### DIRECTIONS
Please print every record below exactly as it appears.

### TASK INPUTS
□ □ □ □ □

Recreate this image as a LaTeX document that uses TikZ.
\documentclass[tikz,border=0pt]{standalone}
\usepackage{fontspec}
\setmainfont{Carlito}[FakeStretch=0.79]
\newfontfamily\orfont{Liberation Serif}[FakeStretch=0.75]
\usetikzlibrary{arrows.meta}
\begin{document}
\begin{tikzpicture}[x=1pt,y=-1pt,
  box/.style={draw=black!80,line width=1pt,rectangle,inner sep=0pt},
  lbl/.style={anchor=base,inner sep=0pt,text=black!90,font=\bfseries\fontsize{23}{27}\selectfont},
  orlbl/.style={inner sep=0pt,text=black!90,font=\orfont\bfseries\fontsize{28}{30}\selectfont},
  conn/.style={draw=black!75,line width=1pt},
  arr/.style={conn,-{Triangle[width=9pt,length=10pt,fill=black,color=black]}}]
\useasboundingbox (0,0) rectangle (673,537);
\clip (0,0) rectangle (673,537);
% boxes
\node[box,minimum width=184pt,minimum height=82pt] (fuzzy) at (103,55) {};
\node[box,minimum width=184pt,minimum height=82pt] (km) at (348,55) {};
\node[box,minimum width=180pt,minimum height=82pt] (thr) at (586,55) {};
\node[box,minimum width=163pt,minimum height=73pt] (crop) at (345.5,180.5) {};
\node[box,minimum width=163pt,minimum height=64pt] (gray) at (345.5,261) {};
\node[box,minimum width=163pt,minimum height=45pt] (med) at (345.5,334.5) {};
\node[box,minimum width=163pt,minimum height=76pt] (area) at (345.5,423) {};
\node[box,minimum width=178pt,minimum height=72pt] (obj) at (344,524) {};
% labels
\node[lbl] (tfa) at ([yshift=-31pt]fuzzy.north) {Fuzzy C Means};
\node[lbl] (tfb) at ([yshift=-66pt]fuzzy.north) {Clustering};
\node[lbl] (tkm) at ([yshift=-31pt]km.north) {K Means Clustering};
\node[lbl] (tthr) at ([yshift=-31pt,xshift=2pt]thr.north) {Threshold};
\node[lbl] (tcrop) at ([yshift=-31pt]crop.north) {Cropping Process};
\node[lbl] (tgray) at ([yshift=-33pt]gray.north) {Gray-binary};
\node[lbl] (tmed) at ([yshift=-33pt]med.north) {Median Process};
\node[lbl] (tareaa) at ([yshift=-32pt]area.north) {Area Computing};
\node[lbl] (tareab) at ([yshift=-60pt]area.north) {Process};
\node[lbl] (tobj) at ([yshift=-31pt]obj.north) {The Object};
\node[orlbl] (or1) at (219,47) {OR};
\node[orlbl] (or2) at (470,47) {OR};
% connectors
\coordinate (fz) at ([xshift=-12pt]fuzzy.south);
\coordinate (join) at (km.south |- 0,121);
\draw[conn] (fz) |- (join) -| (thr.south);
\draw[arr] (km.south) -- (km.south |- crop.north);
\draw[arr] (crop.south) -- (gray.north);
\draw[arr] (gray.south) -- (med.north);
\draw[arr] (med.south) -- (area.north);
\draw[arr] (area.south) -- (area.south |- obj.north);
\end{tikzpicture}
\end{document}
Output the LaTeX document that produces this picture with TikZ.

□ □ □ □ □

### CORRECT ANSWER
Recreate this image as a LaTeX document that uses TikZ.
\documentclass[tikz,border=0pt]{standalone}
\usepackage{fontspec}
\setmainfont{Carlito}[FakeStretch=0.79]
\newfontfamily\orfont{Liberation Serif}[FakeStretch=0.75]
\usetikzlibrary{arrows.meta}
\begin{document}
\begin{tikzpicture}[x=1pt,y=-1pt,
  box/.style={draw=black!80,line width=1pt,rectangle,inner sep=0pt},
  lbl/.style={anchor=base,inner sep=0pt,text=black!90,font=\bfseries\fontsize{23}{27}\selectfont},
  orlbl/.style={inner sep=0pt,text=black!90,font=\orfont\bfseries\fontsize{28}{30}\selectfont},
  conn/.style={draw=black!75,line width=1pt},
  arr/.style={conn,-{Triangle[width=9pt,length=10pt,fill=black,color=black]}}]
\useasboundingbox (0,0) rectangle (673,537);
\clip (0,0) rectangle (673,537);
% boxes
\node[box,minimum width=184pt,minimum height=82pt] (fuzzy) at (103,55) {};
\node[box,minimum width=184pt,minimum height=82pt] (km) at (348,55) {};
\node[box,minimum width=180pt,minimum height=82pt] (thr) at (586,55) {};
\node[box,minimum width=163pt,minimum height=73pt] (crop) at (345.5,180.5) {};
\node[box,minimum width=163pt,minimum height=64pt] (gray) at (345.5,261) {};
\node[box,minimum width=163pt,minimum height=45pt] (med) at (345.5,334.5) {};
\node[box,minimum width=163pt,minimum height=76pt] (area) at (345.5,423) {};
\node[box,minimum width=178pt,minimum height=72pt] (obj) at (344,524) {};
% labels
\node[lbl] (tfa) at ([yshift=-31pt]fuzzy.north) {Fuzzy C Means};
\node[lbl] (tfb) at ([yshift=-66pt]fuzzy.north) {Clustering};
\node[lbl] (tkm) at ([yshift=-31pt]km.north) {K Means Clustering};
\node[lbl] (tthr) at ([yshift=-31pt,xshift=2pt]thr.north) {Threshold};
\node[lbl] (tcrop) at ([yshift=-31pt]crop.north) {Cropping Process};
\node[lbl] (tgray) at ([yshift=-33pt]gray.north) {Gray-binary};
\node[lbl] (tmed) at ([yshift=-33pt]med.north) {Median Process};
\node[lbl] (tareaa) at ([yshift=-32pt]area.north) {Area Computing};
\node[lbl] (tareab) at ([yshift=-60pt]area.north) {Process};
\node[lbl] (tobj) at ([yshift=-31pt]obj.north) {The Object};
\node[orlbl] (or1) at (219,47) {OR};
\node[orlbl] (or2) at (470,47) {OR};
% connectors
\coordinate (fz) at ([xshift=-12pt]fuzzy.south);
\coordinate (join) at (km.south |- 0,121);
\draw[conn] (fz) |- (join) -| (thr.south);
\draw[arr] (km.south) -- (km.south |- crop.north);
\draw[arr] (crop.south) -- (gray.north);
\draw[arr] (gray.south) -- (med.north);
\draw[arr] (med.south) -- (area.north);
\draw[arr] (area.south) -- (area.south |- obj.north);
\end{tikzpicture}
\end{document}
Output the LaTeX document that produces this picture with TikZ.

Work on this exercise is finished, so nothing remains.